Il comitato referendario che si oppone alla modifica della legge sul cinema, in votazione il prossimo 15 maggio, ha presentato un reclamo in quattro cantoni contro l'opuscolo informativo del Consiglio federale. Il governo è accusato di aver fornito informazioni errate nella brochure distribuita alla popolazione. Sollecitato oggi da Keystone-Ats, il presidente dei Giovani liberali-radicali Matthias Müller, alla testa del comitato, ha dichiarato che il reclamo è stato inviato ieri a quattro governi cantonali. Tuttavia, trattandosi di una vicenda federale, essi non possono entrare in materia. Della questione si occuperà dunque il Tribunale federale (Tf).

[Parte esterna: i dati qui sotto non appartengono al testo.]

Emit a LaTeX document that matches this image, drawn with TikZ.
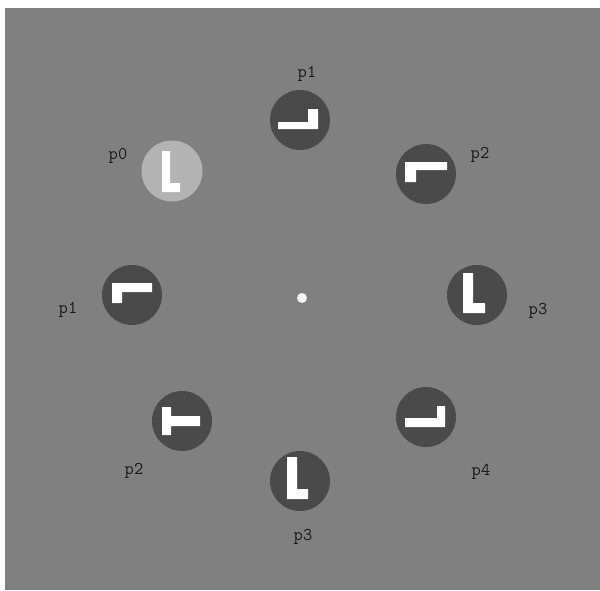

Informazioni “sbagliate” e “contraddittorie”
Secondo i critici della cosiddetta Lex Netflix, le spiegazioni inserite nell'opuscolo di voto sono incomprensibili, contraddittorie e sbagliate. A loro avviso, il Consiglio federale non ha adempiuto al suo dovere di informare in maniera fattuale, oggettiva e corretta e ha persino soppresso elementi importanti, impedendo ai votanti di orientarsi sul vero e proprio obiettivo dell'oggetto e sulla sua portata.

Cartina incriminata
In particolare, nel mirino vi è una cartina a pagina 13, in cui sono rappresentate le nazioni europee che hanno introdotto un obbligo di investimento o tasse per i servizi di streaming. La redazione della trasmissione della televisione svizzerotedesca SRF “Arena” ha analizzato questa mappa, che si basa su un rapporto del 2019 dell’Osservatorio europeo dell’audiovisivo (Oea). Stando alle ricerche dei giornalisti, tale documento fa distinzione fra “Mandatory Investment” (”investimento obbligatorio”) e “General Obligation” (”obbligo generale”). Il primo corrisponde appunto a un obbligo di investimento finanziario o di tariffa da sborsare, mentre il secondo alla promozione mirata di opere europee e al loro accesso. Queste due forme di tassa non possono essere messe nello stesso calderone, conclude “Arena”.

“Frase fuorviante”
Questo però è esattamente quanto è stato fatto con la cartina incriminata presente nell'opuscolo. Inoltre, un esame più approfondito ha mostrato che in Svezia, contrariamente a quello che la mappa evidenzia, non esiste più alcun obbligo di investimento e la stessa cosa vale per i Paesi Bassi. Gli oppositori ritengono quindi falsa o perlomeno fuorviante la frase del libretto rosso secondo cui in gran parte dei Paesi vicini esiste un obbligo di investimento o di contributo. Essa peraltro contraddirebbe diametralmente le informazioni precedenti del governo e dell'Ufficio federale della cultura (Ufc). Se le correzioni necessarie non verranno apportate prima dello scrutinio del 15 maggio, il risultato della votazione dovrà essere annullato, rivendica Müller.

La Cancelleria si difende
La Cancelleria federale ha replicato alle accuse affermando che nell'opuscolo, per restare leggibili, le informazioni del rapporto dell'Oea sono state semplificate. Tra gli Stati dove c'è un obbligo di investimento sono stati contati anche quelli dove le piattaforme di streaming sono sottomesse a un obbligo simile “formulato in maniera generale”, fanno sapere da Berna. D’altronde, non sono disponibili cifre più recenti di quelle del 2019. Ma, puntualizza la Cancelleria difendendo la propria presentazione, la tendenza nel Vecchio Continente va verso un rafforzamento dell'obbligo di investimento a carico dei fornitori di streaming.